Thread poster: Peter Waymel

Peter Waymel
Local time: 17:46
Italian to English
+ ...
Mar 4, 2013


a friend of mine, who works at a large corporate information security firm, would like to know whether it is possible to reproduce a report by ENISA - European Network and Information Security Agency, which contains the following permission/disclaimer regarding reproduction (see below), and use it as the basis for another report. That is, translate the entire report and slightly rework it, presenting thus a new report which is inspired by the original document, and which cites the original document as the source of much of its material. (The last line of the citation below is probably the most important regarding this question):

"Legal notice
Notice must be taken that this publication represents the views and interpretations of the authors and editors, unless stated otherwise. This publication should not be construed to be a legal action of ENISA bodies unless adopted pursuant to the ENISA Regulation (EC) No 460/2004 as lastly amended by Regulation (EU) No 580/2011. This publication does not necessarily represent state-of the-art and ENISA may update it from time to time.
Third-party sources are quoted as appropriate. ENISA is not responsible for the content of the external sources including external websites referenced in this publication.
This publication is intended for information purposes only. It must be accessible free of charge. Neither ENISA nor any person acting on its behalf is responsible for the use that might be made of the information contained in this publication.
***Reproduction is authorised provided the source is acknowledged."***

Would it be legal, thus, to translate the text - given the above disclaimer/note about reproduction - and rework it, and present it as a new report, giving credit to (citing) the original report? As far as I know the report would not be for publication in any academic journal but rather used within the group of companies eventually translating and making the new report, and possibly shown to client companies.
Are there any other sort of legal implications that come into play here?
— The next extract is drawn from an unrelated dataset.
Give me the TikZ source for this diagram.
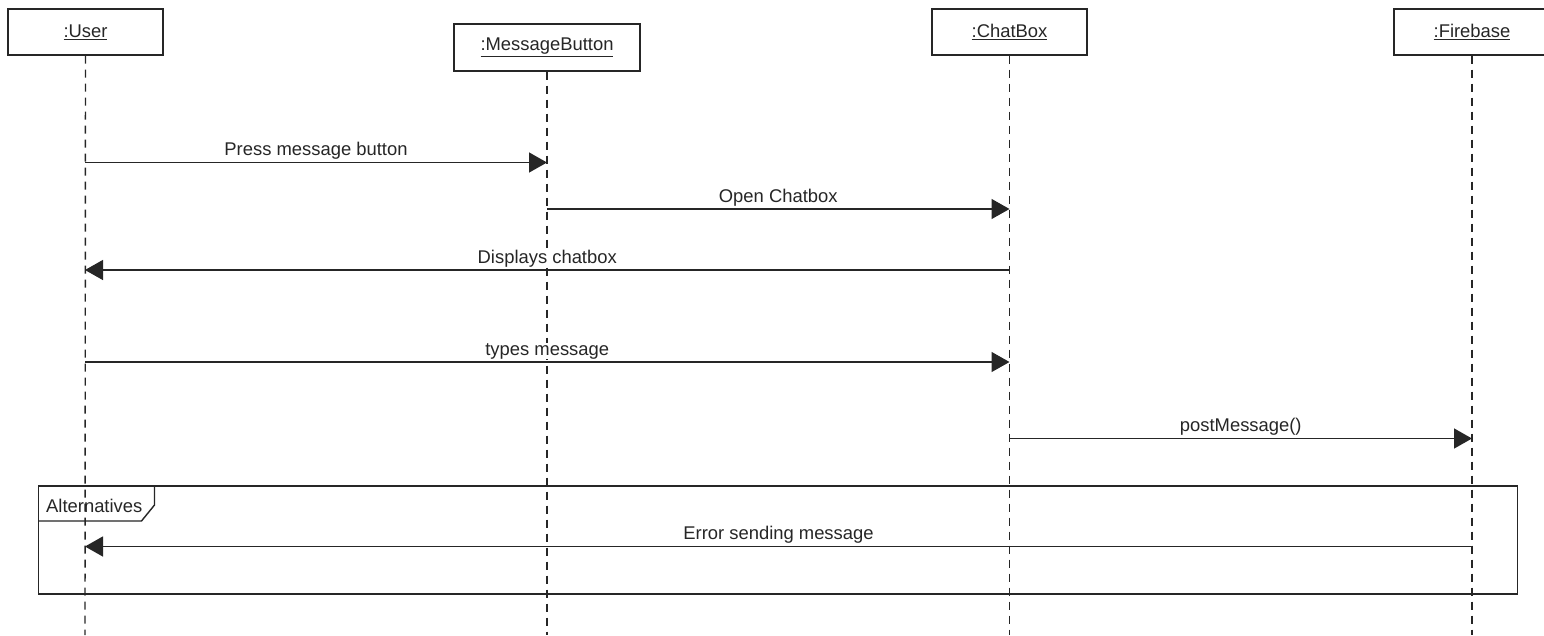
\documentclass[tikz,border=0pt]{standalone}
\usepackage{fontspec}
\setmainfont{Liberation Sans}
\usetikzlibrary{arrows.meta}
\begin{document}
\begin{tikzpicture}[x=1pt,y=-1pt,
  every node/.style={font=\fontsize{18.4}{20}\selectfont, text=black!85},
  objbox/.style={draw=black!85, line width=1.4pt, fill=white, minimum height=46pt, inner sep=0pt},
  lifeline/.style={draw=black!85, line width=1.4pt, dash pattern=on 8pt off 6pt},
  msg/.style={draw=black!85, line width=1.4pt, -{Triangle[length=18pt,width=20pt]}},
  msglabel/.style={anchor=base, inner sep=0.5pt, fill=white},
  framebox/.style={draw=black!85, line width=1.4pt}]
\useasboundingbox (0,0) rectangle (1544,635);
% object boxes
\node[objbox, minimum width=155pt] (user) at (85.5,32) {\underline{:User}};
\node[objbox, minimum width=186pt, minimum height=47pt] (mb) at (547,47.5) {\underline{:MessageButton}};
\node[objbox, minimum width=155pt] (chat) at (1009.5,32) {\underline{:ChatBox}};
\node[objbox, minimum width=156pt] (fire) at (1472,32) {\underline{:Firebase}};
% lifeline ends
\coordinate (userend) at (85,635);
\coordinate (mbend) at (547,635);
\coordinate (chatend) at (1009.5,635);
\coordinate (fireend) at (1472,635);
% message points
\coordinate (u1) at (85,162.5);   \coordinate (m1) at (547,162.5);
\coordinate (m2) at (547,209);    \coordinate (c2) at (1009.5,209);
\coordinate (c3) at (1009.5,270); \coordinate (u3) at (85,270);
\coordinate (u4) at (85,362);     \coordinate (c4) at (1009.5,362);
\coordinate (c5) at (1009.5,438.5); \coordinate (f5) at (1472,438.5);
\coordinate (f6) at (1472,546.5); \coordinate (u6) at (85,546.5);
% frame
\coordinate (fr1) at (38.5,486);
\coordinate (fr2) at (1517.5,594);
\draw[framebox, fill=white] (fr1) rectangle (fr2);
\coordinate (p1) at (154.5,486);
\coordinate (p2) at (154.5,505);
\coordinate (p3) at (141.5,521);
\coordinate (p4) at (38.5,521);
\draw[framebox] (p1) -- (p2) -- (p3) -- (p4);
\node[anchor=base west, inner sep=0pt] (alt) at (46,512) {Alternatives};
% lifelines
\draw[lifeline] (user.south) -- (userend);
\draw[lifeline] (mb.south) -- (mbend);
\draw[lifeline] (chat.south) -- (chatend);
\draw[lifeline] (fire.south) -- (fireend);
% messages
\draw[msg] (u1) -- node[msglabel, yshift=7pt] (l1) {Press message button} (m1);
\draw[msg] (m2) -- node[msglabel, yshift=7pt] (l2) {Open Chatbox} (c2);
\draw[msg] (c3) -- node[msglabel, yshift=7pt] (l3) {Displays chatbox} (u3);
\draw[msg] (u4) -- node[msglabel, yshift=7pt] (l4) {types message} (c4);
\draw[msg] (c5) -- node[msglabel, yshift=7pt] (l5) {postMessage()} (f5);
\draw[msg] (f6) -- node[msglabel, yshift=7pt] (l6) {Error sending message} (u6);
\end{tikzpicture}
\end{document}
Thanks very much for any help in this matter,



neilmac  Identity Verified
Local time: 17:46
Spanish to English
+ ...
Why not? Mar 4, 2013

Although I'm not a legal expert, if we consider translation part of the "reproduction" process, the caveat at the the end: "Reproduction is authorised provided the source is acknowledged" would seem to indicate that it can be used.


United States
Member (2009)
German to English
+ ...
Perfectly OK Mar 4, 2013

Under normal circumstances it would be blatant plagiarism, but this report is clearly designed to reach as wide an audience as possible. However, I wouldn't think they'd be allowed to make money from the translated version, since the disclaimer says it must be made accessible free of charge.